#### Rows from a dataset
-- Start --

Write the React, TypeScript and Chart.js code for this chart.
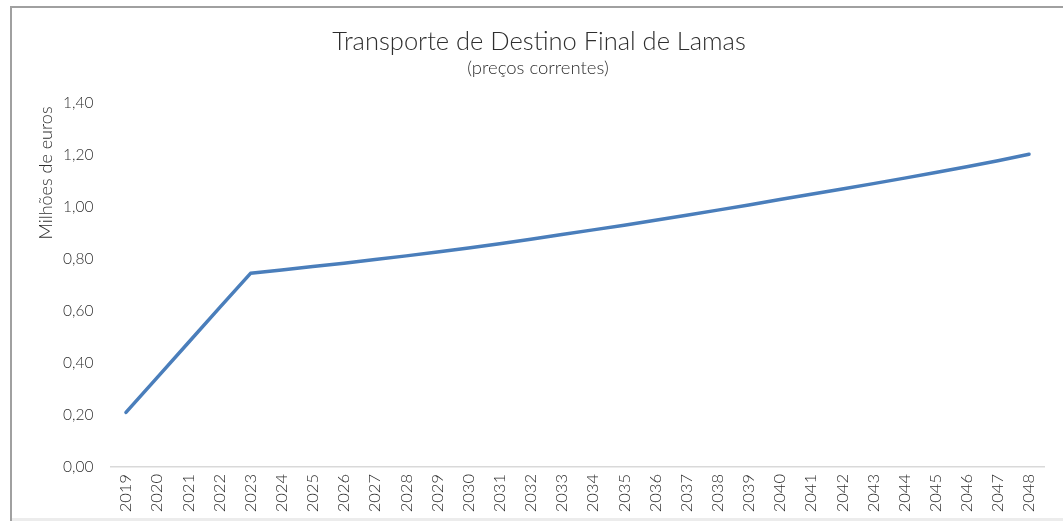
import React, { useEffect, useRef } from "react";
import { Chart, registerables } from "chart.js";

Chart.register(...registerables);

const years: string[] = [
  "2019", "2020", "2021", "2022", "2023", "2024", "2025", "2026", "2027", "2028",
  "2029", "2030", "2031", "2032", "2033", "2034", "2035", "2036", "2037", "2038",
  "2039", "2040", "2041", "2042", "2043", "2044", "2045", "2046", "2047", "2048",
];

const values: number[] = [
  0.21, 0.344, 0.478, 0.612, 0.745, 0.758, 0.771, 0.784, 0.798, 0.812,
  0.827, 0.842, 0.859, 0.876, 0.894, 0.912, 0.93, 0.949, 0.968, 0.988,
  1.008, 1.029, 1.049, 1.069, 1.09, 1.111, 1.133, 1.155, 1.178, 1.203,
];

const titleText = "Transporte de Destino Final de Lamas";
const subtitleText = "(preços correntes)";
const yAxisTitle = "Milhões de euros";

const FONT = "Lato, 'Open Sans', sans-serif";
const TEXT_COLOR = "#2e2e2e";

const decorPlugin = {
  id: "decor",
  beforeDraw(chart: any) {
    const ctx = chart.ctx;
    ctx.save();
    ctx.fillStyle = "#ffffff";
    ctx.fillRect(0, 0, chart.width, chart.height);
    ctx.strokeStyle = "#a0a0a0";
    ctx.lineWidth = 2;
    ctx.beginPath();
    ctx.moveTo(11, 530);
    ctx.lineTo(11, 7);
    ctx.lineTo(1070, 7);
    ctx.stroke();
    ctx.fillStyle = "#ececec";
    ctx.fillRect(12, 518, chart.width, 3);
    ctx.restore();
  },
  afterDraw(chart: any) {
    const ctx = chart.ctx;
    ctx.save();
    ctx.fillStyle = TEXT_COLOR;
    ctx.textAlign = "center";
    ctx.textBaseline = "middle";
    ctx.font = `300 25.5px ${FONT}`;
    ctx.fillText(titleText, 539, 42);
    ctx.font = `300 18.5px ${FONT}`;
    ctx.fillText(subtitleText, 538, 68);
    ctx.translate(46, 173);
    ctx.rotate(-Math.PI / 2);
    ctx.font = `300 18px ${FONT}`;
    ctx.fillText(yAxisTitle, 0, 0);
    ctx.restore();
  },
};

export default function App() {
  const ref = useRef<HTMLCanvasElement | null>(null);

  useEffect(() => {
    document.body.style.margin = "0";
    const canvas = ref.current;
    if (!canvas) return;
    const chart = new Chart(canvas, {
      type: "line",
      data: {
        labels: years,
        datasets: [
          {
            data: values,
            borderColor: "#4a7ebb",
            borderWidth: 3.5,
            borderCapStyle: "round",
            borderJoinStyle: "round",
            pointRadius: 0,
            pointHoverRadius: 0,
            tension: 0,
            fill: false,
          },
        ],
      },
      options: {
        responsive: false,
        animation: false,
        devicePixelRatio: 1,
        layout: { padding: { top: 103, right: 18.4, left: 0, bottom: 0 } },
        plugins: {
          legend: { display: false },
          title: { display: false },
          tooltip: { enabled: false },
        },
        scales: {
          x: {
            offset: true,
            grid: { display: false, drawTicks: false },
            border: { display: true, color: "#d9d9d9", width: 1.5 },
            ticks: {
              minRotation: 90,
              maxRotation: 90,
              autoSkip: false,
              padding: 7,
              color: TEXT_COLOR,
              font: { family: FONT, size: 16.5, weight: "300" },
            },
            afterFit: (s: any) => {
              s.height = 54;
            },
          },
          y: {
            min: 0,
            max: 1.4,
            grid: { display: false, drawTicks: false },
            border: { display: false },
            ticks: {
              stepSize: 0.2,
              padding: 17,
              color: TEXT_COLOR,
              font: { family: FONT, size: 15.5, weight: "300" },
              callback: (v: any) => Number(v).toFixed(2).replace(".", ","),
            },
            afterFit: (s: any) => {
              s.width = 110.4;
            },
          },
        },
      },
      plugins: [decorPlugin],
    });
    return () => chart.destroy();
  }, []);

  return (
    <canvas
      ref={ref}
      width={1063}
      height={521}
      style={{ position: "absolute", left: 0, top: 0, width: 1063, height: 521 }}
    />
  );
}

-- End --
-- Start --

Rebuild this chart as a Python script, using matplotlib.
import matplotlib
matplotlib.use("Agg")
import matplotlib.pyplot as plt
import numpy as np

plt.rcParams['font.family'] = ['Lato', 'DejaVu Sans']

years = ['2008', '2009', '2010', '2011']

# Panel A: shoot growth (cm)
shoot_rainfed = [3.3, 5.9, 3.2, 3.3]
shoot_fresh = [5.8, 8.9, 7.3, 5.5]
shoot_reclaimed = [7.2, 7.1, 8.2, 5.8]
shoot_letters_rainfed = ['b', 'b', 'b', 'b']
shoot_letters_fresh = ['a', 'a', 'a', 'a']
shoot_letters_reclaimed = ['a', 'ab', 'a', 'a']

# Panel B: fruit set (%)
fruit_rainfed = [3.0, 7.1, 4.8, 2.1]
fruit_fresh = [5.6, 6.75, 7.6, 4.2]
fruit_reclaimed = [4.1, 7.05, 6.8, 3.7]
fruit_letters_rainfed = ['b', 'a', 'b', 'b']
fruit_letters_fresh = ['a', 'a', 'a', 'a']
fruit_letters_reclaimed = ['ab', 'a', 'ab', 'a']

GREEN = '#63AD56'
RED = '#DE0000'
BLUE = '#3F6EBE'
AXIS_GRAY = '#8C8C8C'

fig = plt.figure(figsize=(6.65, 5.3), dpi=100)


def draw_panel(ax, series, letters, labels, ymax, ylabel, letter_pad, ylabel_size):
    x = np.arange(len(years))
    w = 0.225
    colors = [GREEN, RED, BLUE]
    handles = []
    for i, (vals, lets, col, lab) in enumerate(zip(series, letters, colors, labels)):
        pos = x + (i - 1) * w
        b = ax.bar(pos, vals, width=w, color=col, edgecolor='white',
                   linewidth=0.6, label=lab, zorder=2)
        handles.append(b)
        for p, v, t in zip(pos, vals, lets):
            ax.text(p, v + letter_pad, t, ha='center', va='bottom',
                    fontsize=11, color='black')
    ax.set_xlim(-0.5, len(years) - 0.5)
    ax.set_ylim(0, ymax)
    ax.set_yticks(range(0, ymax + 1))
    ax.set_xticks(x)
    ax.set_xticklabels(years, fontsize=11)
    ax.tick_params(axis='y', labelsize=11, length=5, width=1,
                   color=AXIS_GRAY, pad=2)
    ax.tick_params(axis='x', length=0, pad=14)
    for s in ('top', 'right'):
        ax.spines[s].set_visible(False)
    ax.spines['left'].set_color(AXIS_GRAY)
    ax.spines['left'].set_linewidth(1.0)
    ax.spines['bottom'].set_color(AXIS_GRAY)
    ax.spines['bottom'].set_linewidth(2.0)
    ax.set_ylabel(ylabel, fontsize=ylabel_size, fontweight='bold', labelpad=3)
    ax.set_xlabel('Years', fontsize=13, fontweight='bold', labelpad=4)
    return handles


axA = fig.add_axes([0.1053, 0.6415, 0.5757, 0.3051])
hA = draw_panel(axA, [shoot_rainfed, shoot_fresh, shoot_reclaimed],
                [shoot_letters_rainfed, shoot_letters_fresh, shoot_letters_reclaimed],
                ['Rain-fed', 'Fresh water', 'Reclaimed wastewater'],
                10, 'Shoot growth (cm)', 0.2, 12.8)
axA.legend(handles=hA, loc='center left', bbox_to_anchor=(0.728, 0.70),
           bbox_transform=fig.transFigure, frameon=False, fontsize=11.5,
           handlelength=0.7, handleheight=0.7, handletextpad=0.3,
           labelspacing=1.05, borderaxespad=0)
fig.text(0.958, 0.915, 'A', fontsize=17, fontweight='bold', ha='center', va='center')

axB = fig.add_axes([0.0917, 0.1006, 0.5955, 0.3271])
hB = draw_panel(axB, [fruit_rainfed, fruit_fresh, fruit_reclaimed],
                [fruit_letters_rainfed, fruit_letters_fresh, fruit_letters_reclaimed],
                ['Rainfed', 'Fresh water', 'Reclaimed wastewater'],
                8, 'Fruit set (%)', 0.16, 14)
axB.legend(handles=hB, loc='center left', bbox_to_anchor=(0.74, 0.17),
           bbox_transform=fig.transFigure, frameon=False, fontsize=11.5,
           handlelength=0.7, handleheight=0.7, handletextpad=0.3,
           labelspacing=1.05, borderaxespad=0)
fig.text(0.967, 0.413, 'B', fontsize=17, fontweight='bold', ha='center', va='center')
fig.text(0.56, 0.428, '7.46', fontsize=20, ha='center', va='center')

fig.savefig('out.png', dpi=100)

-- End --

#### THE PROBLEM
What's needed is an exact copy of the records above from the line containing "Write the React, TypeScript" down to the line containing "Chart.register(...registerables);", both included, without any pictures.

#### FINAL RESULT
Write the React, TypeScript and Chart.js code for this chart.
import React, { useEffect, useRef } from "react";
import { Chart, registerables } from "chart.js";

Chart.register(...registerables);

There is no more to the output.